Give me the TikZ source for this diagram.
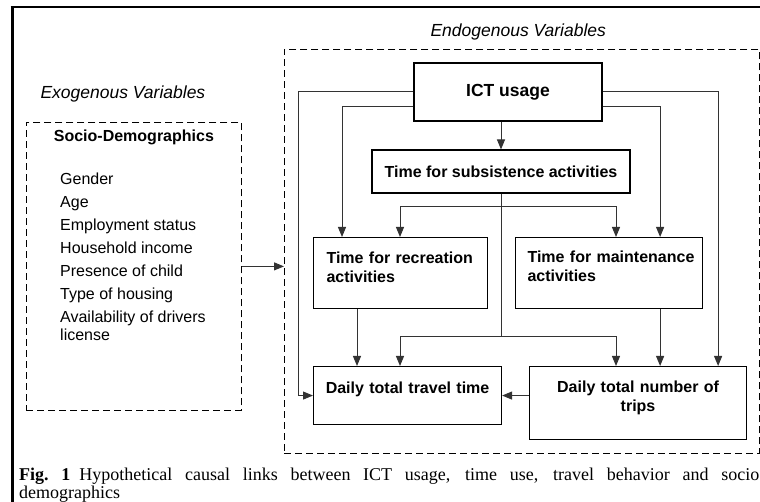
\documentclass[tikz,border=0pt]{standalone}
\usepackage{fontspec}
\setmainfont{Liberation Serif}
\setsansfont{Liberation Sans}
\usetikzlibrary{positioning,arrows.meta}

\begin{document}
\begin{tikzpicture}[
    x=1pt, y=-1pt,
    box/.style={draw, line width=1.1pt, inner sep=0pt, font=\sffamily\bfseries\fontsize{16}{18.5}\selectfont},
    group/.style={draw, dash pattern=on 7pt off 4pt, line width=0.8pt, inner sep=0pt},
    arr/.style={-{Triangle[length=10pt, width=8pt]}, line width=1pt, black!80},
    link/.style={line width=1pt, black!80},
    heading/.style={font=\sffamily\itshape\fontsize{17.5}{20}\selectfont},
]
\useasboundingbox (0,0) rectangle (760,502);

% Page frame
\draw[line width=3pt] (12,502) -- (12,7.5);
\draw[line width=2pt] (10.5,7.5) -- (760,7.5);

% Exogenous side
\node[heading, anchor=base west] (exolabel) at (37,99) {Exogenous Variables};
\node[group, anchor=north west, text width=215pt, align=center, text height=19.5pt, text depth=268.5pt,
      font=\sffamily\bfseries\fontsize{16}{18.5}\selectfont] (demo) at (26,122) {Socio-Demographics};
% list is placed by its last line
\node[anchor=base west, align=left, inner sep=0pt, font=\sffamily\fontsize{16}{23}\selectfont] (items) at (60,341)
    {Gender\\Age\\Employment status\\Household income\\Presence of child\\Type of housing\\Availability of drivers\\[-5pt]license};

% Endogenous side
\node[heading, anchor=base west] (endolabel) at (427,36.5) {Endogenous Variables};
\node[group, anchor=north west, minimum width=475, minimum height=404] (endo) at (284,49) {};

% Row 1: ICT
\node[box, minimum width=188, minimum height=58, font=\sffamily\bfseries\fontsize{17.5}{20}\selectfont] (ict) at (508,92) {ICT usage};

% Row 2: Subsistence
\node[box, minimum width=258, minimum height=43] (sub) at (501,171.5) {Time for subsistence activities};

% Row 3: Recreation + Maintenance
\node[box, anchor=north west, inner xsep=13pt, text width=148pt, align=left, text height=26pt, text depth=45pt] (rec) at (313,237) {Time for recreation\\activities};
\node[box, anchor=north west, inner xsep=12pt, text width=163pt, align=left, text height=25pt, text depth=46pt] (maint) at (515,237) {\mbox{Time for maintenance}\\activities};

% Row 4: Travel outcomes
\node[box, anchor=north west, text width=188pt, align=center, text height=27pt, text depth=31pt] (travel) at (313,366) {Daily total travel time};
\node[box, anchor=north west, text width=217pt, align=center, text height=26pt, text depth=47pt] (trips) at (529,366) {Daily total number of\\trips};

% Split points below subsistence
\coordinate (fork1) at (sub.south |- 0,207);
\coordinate (fork2) at (sub.south |- 0,337);

% Arrows out of ICT
\draw[arr] (sub.north |- ict.south) -- (sub.north);
\draw[arr] (ict.west) -- (ict.west -| 298,0) |- (travel.west);
\draw[arr] ([yshift=-15pt]ict.west) -| ([xshift=29pt]rec.north west);
\draw[arr] (ict.east) -| ([xshift=-29pt]trips.north east);
\draw[arr] ([yshift=-15pt]ict.east) -| ([xshift=-43pt]maint.north east);

% Arrows out of subsistence
\draw[link] (sub.south) -- (fork2);
\draw[arr] (fork1) -| ([xshift=87pt]rec.north west);
\draw[arr] (fork1) -| ([xshift=101pt]maint.north west);
\draw[arr] (fork2) -| ([xshift=87pt]travel.north west);
\draw[arr] (fork2) -| ([xshift=87pt]trips.north west);

% Activities to travel
\draw[arr] ([xshift=44pt]rec.south west) -- ([xshift=44pt]travel.north west);
\draw[arr] ([xshift=-43pt]maint.south east) -- ([xshift=-87pt]trips.north east);
\draw[arr] (trips.west |- travel.east) -- (travel.east);

% Exogenous to endogenous
\draw[arr] (demo.east) -- (demo.east -| endo.west);

% Caption
\node[anchor=base west, text width=740pt, align=justify, inner sep=0pt, font=\fontsize{18}{18.5}\selectfont] (caption) at (19,480)
    {\textbf{Fig.~1}\enskip Hypothetical causal links between ICT usage, time use, travel behavior and socio\linebreak demographics};

\end{tikzpicture}
\end{document}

====

■ **YOUR TASK**:
Omitting all images, print the listing exactly.

■ **ANSWER IN FULL**:
Give me the TikZ source for this diagram.
\documentclass[tikz,border=0pt]{standalone}
\usepackage{fontspec}
\setmainfont{Liberation Serif}
\setsansfont{Liberation Sans}
\usetikzlibrary{positioning,arrows.meta}

\begin{document}
\begin{tikzpicture}[
    x=1pt, y=-1pt,
    box/.style={draw, line width=1.1pt, inner sep=0pt, font=\sffamily\bfseries\fontsize{16}{18.5}\selectfont},
    group/.style={draw, dash pattern=on 7pt off 4pt, line width=0.8pt, inner sep=0pt},
    arr/.style={-{Triangle[length=10pt, width=8pt]}, line width=1pt, black!80},
    link/.style={line width=1pt, black!80},
    heading/.style={font=\sffamily\itshape\fontsize{17.5}{20}\selectfont},
]
\useasboundingbox (0,0) rectangle (760,502);

% Page frame
\draw[line width=3pt] (12,502) -- (12,7.5);
\draw[line width=2pt] (10.5,7.5) -- (760,7.5);

% Exogenous side
\node[heading, anchor=base west] (exolabel) at (37,99) {Exogenous Variables};
\node[group, anchor=north west, text width=215pt, align=center, text height=19.5pt, text depth=268.5pt,
      font=\sffamily\bfseries\fontsize{16}{18.5}\selectfont] (demo) at (26,122) {Socio-Demographics};
% list is placed by its last line
\node[anchor=base west, align=left, inner sep=0pt, font=\sffamily\fontsize{16}{23}\selectfont] (items) at (60,341)
    {Gender\\Age\\Employment status\\Household income\\Presence of child\\Type of housing\\Availability of drivers\\[-5pt]license};

% Endogenous side
\node[heading, anchor=base west] (endolabel) at (427,36.5) {Endogenous Variables};
\node[group, anchor=north west, minimum width=475, minimum height=404] (endo) at (284,49) {};

% Row 1: ICT
\node[box, minimum width=188, minimum height=58, font=\sffamily\bfseries\fontsize{17.5}{20}\selectfont] (ict) at (508,92) {ICT usage};

% Row 2: Subsistence
\node[box, minimum width=258, minimum height=43] (sub) at (501,171.5) {Time for subsistence activities};

% Row 3: Recreation + Maintenance
\node[box, anchor=north west, inner xsep=13pt, text width=148pt, align=left, text height=26pt, text depth=45pt] (rec) at (313,237) {Time for recreation\\activities};
\node[box, anchor=north west, inner xsep=12pt, text width=163pt, align=left, text height=25pt, text depth=46pt] (maint) at (515,237) {\mbox{Time for maintenance}\\activities};

% Row 4: Travel outcomes
\node[box, anchor=north west, text width=188pt, align=center, text height=27pt, text depth=31pt] (travel) at (313,366) {Daily total travel time};
\node[box, anchor=north west, text width=217pt, align=center, text height=26pt, text depth=47pt] (trips) at (529,366) {Daily total number of\\trips};

% Split points below subsistence
\coordinate (fork1) at (sub.south |- 0,207);
\coordinate (fork2) at (sub.south |- 0,337);

% Arrows out of ICT
\draw[arr] (sub.north |- ict.south) -- (sub.north);
\draw[arr] (ict.west) -- (ict.west -| 298,0) |- (travel.west);
\draw[arr] ([yshift=-15pt]ict.west) -| ([xshift=29pt]rec.north west);
\draw[arr] (ict.east) -| ([xshift=-29pt]trips.north east);
\draw[arr] ([yshift=-15pt]ict.east) -| ([xshift=-43pt]maint.north east);

% Arrows out of subsistence
\draw[link] (sub.south) -- (fork2);
\draw[arr] (fork1) -| ([xshift=87pt]rec.north west);
\draw[arr] (fork1) -| ([xshift=101pt]maint.north west);
\draw[arr] (fork2) -| ([xshift=87pt]travel.north west);
\draw[arr] (fork2) -| ([xshift=87pt]trips.north west);

% Activities to travel
\draw[arr] ([xshift=44pt]rec.south west) -- ([xshift=44pt]travel.north west);
\draw[arr] ([xshift=-43pt]maint.south east) -- ([xshift=-87pt]trips.north east);
\draw[arr] (trips.west |- travel.east) -- (travel.east);

% Exogenous to endogenous
\draw[arr] (demo.east) -- (demo.east -| endo.west);

% Caption
\node[anchor=base west, text width=740pt, align=justify, inner sep=0pt, font=\fontsize{18}{18.5}\selectfont] (caption) at (19,480)
    {\textbf{Fig.~1}\enskip Hypothetical causal links between ICT usage, time use, travel behavior and socio\linebreak demographics};

\end{tikzpicture}
\end{document}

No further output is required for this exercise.